La géométrisation des formes, la simplification des traits, l’abandon de la perspective traditionnelle — tous ces éléments qui caractériseront le cubisme trouvent leur origine dans cette influence africaine.
Contrairement aux idées reçues, Picasso n’a pas simplement emprunté l’esthétique des masques africains.
Il s’est approprié les formes, les lignes, la force expressive des arts africains traditionnels pour les intégrer à son propre langage artistique.
« Ce n’est pas qu’ils soient beaux, c’est qu’ils sont puissants. » dira Picasso en parlant des masques africains.
Il a été profondément touché par leur dimension spirituelle et leur fonction sociale. « Ces masques n’étaient pas des sculptures comme les autres, » ajoutera-t-il plus tard. « Ils étaient des objets magiques. »
Ce que Picasso a saisi intuitivement, c’est que l’art africain dépassait la simple représentation pour atteindre une dimension symbolique, expressive et conceptuelle. Les artistes africains déformaient délibérément les proportions et simplifiaient les formes pour exprimer des vérités spirituelles plutôt que des apparences physiques.
Le cubisme : une vision multiple de la réalité
En adoptant cette approche conceptuelle, Picasso et son collègue Braque développèrent le cubisme — un style qui rejette la perspective unique au profit d’une vision multiple, montrant simultanément plusieurs facettes d’un même objet.
Cette révolution artistique doit beaucoup à la conception africaine de l’art, où une sculpture peut représenter simultanément plusieurs aspects d’une entité spirituelle.
Des œuvres comme « Guitare » (1912), « Tête de femme » (1907-1908) ou « Trois Femmes » (1908) montrent clairement cette synthèse entre innovation occidentale et inspiration africaine.
Dans ces tableaux, Picasso abandonne définitivement l’illusion de profondeur pour une construction géométrique de l’espace qui rappelle l’approche des sculpteurs africains.
Un héritage longtemps minimisé
Pendant des décennies, l’influence africaine sur Picasso et le cubisme a été sous-estimée, voire ignorée par l’histoire de l’art occidentale.
On préférait insister sur les influences cézanniennes ou ibériques, plus « acceptables » dans le récit européocentrique de la modernité.
Ce n’est que récemment que les historiens de l’art ont pleinement reconnu le rôle crucial de l’art africain dans cette révolution artistique.

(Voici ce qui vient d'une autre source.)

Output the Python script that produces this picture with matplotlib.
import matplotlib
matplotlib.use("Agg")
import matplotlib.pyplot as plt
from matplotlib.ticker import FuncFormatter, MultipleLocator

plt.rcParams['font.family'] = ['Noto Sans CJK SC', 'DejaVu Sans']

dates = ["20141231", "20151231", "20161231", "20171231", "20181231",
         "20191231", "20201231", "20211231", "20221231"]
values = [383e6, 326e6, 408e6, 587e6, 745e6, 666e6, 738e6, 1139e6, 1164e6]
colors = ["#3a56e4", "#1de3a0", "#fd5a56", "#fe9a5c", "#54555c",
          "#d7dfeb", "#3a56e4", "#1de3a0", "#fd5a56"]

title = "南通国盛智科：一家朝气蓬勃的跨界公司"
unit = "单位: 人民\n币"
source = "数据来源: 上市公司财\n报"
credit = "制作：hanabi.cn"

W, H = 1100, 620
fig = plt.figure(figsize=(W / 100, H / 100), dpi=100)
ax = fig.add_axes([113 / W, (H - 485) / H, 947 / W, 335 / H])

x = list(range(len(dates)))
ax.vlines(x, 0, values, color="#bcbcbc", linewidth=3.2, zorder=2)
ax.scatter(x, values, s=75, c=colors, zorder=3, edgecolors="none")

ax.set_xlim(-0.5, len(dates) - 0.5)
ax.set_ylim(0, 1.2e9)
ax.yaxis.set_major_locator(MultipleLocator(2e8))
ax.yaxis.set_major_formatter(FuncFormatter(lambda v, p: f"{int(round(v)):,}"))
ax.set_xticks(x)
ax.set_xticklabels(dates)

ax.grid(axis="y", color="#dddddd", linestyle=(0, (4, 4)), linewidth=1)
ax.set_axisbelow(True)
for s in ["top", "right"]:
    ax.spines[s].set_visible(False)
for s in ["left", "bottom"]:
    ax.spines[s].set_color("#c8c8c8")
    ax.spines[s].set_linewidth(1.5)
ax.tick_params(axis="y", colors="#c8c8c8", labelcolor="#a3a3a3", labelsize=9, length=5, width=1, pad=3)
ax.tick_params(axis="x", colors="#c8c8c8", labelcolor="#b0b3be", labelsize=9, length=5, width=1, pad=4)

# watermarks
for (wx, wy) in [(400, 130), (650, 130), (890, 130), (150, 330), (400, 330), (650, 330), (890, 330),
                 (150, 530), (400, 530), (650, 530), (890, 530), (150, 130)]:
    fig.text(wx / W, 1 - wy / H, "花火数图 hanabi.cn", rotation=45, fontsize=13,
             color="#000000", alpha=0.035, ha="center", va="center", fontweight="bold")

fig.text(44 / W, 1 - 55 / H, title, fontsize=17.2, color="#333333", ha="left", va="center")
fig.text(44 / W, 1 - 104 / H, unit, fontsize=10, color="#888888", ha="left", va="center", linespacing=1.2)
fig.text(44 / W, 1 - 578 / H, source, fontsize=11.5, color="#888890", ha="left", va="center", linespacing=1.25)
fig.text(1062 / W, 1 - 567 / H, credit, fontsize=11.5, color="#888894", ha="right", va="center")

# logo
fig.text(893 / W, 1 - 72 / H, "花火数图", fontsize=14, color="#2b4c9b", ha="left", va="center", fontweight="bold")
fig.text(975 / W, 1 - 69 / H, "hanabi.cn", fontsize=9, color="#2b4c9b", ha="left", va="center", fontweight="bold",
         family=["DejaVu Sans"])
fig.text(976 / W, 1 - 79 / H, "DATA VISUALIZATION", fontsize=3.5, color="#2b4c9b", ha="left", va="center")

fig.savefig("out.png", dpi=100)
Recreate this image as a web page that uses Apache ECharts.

Des expositions comme « Picasso et les Arts d’Afrique » au Musée du Quai Branly en 2017 ont contribué à rétablir cette vérité historique.


Une contribution fondamentale à l’art mondial
L’influence africaine sur Picasso et le cubisme nous rappelle une vérité essentielle : l’art moderne occidental, souvent présenté comme une création purement européenne, doit en réalité beaucoup aux traditions artistiques d’autres continents, particulièrement l’Afrique.
Cette histoire nous invite à repenser l’art comme un dialogue interculturel plutôt qu’une série de traditions isolées.
Elle nous montre aussi comment les formes artistiques africaines, longtemps dénigrées comme « primitives », ont en réalité contribué à façonner certains des mouvements les plus sophistiqués de l’art du XXe siècle.
Conclusion
Aujourd’hui, tandis que les musées occidentaux commencent enfin à nous questionner sur l’origine de leurs collections africaines et à reconnaître la valeur artistique (et non plus seulement ethnographique) de ces œuvres, il est plus important que jamais de célébrer cette contribution africaine à l’art mondial.
Le cubisme de Picasso nous rappelle que l’innovation artistique naît souvent de la rencontre entre différentes traditions culturelles. Sans les sculpteurs anonymes d’Afrique de l’Ouest et d’Afrique Centrale, le visage de l’art moderne serait radicalement différent.